GOAL OF THE EXERCISE >> In the lines below, find how many contain the word "React" and report that figure alone.

EXTRACTED RECORDS >>
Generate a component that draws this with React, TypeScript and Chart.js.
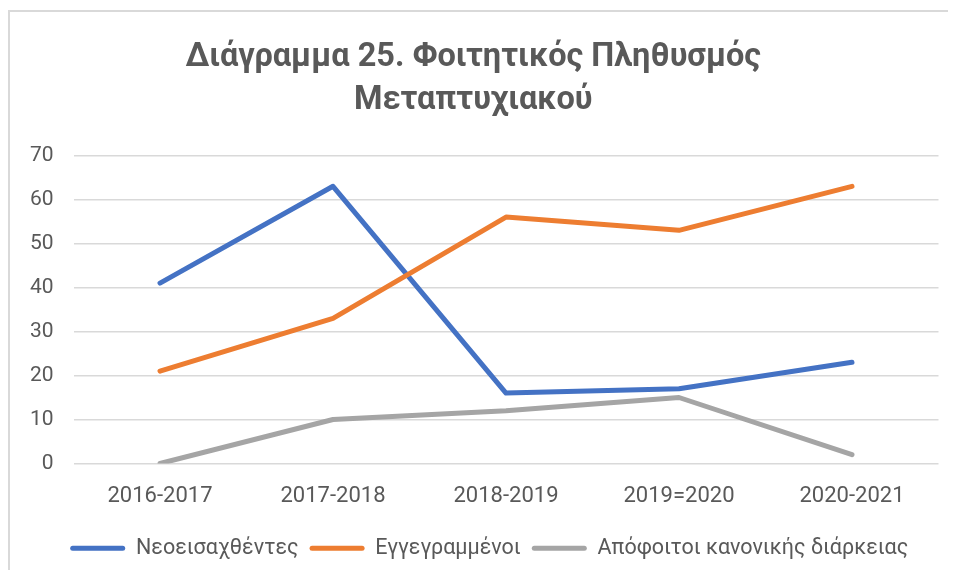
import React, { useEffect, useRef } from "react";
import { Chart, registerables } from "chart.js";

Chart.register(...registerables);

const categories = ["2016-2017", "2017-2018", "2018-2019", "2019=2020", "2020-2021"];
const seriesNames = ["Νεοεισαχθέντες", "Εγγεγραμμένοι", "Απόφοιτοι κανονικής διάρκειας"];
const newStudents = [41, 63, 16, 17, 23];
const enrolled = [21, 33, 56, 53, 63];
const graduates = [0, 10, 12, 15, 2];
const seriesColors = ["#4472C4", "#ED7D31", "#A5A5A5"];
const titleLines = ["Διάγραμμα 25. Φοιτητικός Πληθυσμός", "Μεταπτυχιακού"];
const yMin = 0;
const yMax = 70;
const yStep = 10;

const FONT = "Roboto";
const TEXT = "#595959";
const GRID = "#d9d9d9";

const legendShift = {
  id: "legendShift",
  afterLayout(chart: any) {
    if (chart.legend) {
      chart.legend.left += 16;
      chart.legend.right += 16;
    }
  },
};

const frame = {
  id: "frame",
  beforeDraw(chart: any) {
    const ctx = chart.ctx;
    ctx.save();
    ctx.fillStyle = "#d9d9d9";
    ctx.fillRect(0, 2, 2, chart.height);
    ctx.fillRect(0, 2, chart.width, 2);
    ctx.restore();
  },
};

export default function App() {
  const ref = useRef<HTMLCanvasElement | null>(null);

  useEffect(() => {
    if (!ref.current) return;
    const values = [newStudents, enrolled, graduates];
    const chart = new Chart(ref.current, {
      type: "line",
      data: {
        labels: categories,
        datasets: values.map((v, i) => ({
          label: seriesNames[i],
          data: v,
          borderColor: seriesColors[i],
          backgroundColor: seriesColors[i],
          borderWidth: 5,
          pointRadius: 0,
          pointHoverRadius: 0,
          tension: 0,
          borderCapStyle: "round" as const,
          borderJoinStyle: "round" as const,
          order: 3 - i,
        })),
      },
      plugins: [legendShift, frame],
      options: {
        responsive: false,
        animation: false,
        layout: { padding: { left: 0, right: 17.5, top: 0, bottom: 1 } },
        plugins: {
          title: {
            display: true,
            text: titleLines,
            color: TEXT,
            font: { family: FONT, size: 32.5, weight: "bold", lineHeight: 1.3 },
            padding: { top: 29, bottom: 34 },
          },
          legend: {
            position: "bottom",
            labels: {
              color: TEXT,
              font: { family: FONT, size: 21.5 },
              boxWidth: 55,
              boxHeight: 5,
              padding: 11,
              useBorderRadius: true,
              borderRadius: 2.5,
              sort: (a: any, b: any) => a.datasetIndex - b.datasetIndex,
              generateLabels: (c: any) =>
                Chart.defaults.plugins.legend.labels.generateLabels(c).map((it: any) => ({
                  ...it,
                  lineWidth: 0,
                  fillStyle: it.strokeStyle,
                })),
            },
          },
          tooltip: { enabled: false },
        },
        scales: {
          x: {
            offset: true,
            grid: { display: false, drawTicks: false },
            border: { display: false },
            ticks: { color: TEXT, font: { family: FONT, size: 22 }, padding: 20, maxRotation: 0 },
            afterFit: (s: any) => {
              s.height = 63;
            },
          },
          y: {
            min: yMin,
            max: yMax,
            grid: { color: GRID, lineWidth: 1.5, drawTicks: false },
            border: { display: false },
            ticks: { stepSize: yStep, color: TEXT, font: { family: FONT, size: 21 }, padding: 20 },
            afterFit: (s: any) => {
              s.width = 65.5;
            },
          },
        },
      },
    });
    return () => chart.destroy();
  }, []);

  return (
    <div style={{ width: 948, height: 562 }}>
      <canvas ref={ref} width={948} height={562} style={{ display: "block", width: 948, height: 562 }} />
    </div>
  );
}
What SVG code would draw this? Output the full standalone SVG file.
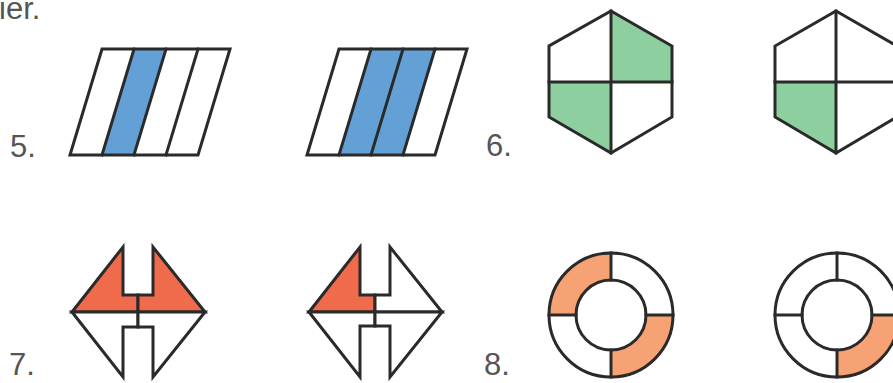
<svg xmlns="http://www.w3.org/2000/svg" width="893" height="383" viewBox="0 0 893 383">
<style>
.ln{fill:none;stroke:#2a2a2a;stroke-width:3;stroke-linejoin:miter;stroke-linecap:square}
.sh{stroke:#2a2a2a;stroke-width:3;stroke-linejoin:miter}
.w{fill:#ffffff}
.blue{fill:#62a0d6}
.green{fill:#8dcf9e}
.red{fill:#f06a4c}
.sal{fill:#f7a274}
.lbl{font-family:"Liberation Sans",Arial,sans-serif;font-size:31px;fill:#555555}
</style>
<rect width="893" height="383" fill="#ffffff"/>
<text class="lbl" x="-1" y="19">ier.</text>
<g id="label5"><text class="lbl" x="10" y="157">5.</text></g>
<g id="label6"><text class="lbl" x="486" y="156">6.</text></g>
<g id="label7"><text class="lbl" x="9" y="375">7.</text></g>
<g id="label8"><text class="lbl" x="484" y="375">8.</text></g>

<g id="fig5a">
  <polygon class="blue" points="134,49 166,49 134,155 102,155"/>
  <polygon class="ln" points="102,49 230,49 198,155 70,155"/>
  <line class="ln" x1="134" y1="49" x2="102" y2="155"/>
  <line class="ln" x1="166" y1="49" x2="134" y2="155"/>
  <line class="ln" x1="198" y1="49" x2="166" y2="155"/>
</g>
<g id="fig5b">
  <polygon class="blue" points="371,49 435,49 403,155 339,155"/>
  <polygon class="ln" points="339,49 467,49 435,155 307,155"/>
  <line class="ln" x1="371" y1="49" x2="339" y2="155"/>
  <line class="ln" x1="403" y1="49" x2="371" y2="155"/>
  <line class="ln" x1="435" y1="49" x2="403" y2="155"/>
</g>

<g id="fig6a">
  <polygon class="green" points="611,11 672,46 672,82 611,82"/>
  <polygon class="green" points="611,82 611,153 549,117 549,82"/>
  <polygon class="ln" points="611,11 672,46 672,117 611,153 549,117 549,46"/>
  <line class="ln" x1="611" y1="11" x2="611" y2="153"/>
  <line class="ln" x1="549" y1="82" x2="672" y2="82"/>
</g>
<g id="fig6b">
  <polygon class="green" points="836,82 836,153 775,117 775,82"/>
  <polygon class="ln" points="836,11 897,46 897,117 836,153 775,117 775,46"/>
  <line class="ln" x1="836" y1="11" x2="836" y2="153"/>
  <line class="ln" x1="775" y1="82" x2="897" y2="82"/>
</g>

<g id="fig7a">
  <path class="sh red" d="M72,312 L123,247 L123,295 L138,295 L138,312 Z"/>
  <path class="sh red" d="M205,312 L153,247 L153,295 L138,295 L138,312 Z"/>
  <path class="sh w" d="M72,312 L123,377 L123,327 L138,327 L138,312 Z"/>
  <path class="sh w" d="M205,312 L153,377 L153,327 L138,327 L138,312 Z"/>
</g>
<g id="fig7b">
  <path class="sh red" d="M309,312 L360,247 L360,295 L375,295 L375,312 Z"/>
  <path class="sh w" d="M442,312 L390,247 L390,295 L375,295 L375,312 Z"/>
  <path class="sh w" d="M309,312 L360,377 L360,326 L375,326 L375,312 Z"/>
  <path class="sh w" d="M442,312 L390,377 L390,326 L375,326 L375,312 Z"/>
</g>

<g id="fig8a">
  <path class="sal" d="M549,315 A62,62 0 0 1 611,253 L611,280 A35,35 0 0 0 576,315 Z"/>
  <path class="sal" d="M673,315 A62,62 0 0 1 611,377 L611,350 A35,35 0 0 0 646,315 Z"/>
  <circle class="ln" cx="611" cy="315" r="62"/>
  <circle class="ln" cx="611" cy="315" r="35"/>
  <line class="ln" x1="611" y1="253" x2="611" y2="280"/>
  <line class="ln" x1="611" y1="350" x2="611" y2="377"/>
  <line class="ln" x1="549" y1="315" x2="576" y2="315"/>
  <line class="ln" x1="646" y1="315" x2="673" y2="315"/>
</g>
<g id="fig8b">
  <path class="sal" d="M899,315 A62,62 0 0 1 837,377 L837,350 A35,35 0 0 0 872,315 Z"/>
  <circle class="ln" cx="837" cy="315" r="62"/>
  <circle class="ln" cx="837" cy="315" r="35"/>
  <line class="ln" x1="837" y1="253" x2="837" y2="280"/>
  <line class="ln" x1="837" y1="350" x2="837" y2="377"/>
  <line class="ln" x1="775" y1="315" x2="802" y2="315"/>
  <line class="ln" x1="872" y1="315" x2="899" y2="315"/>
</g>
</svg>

TASK OUTPUT >> 2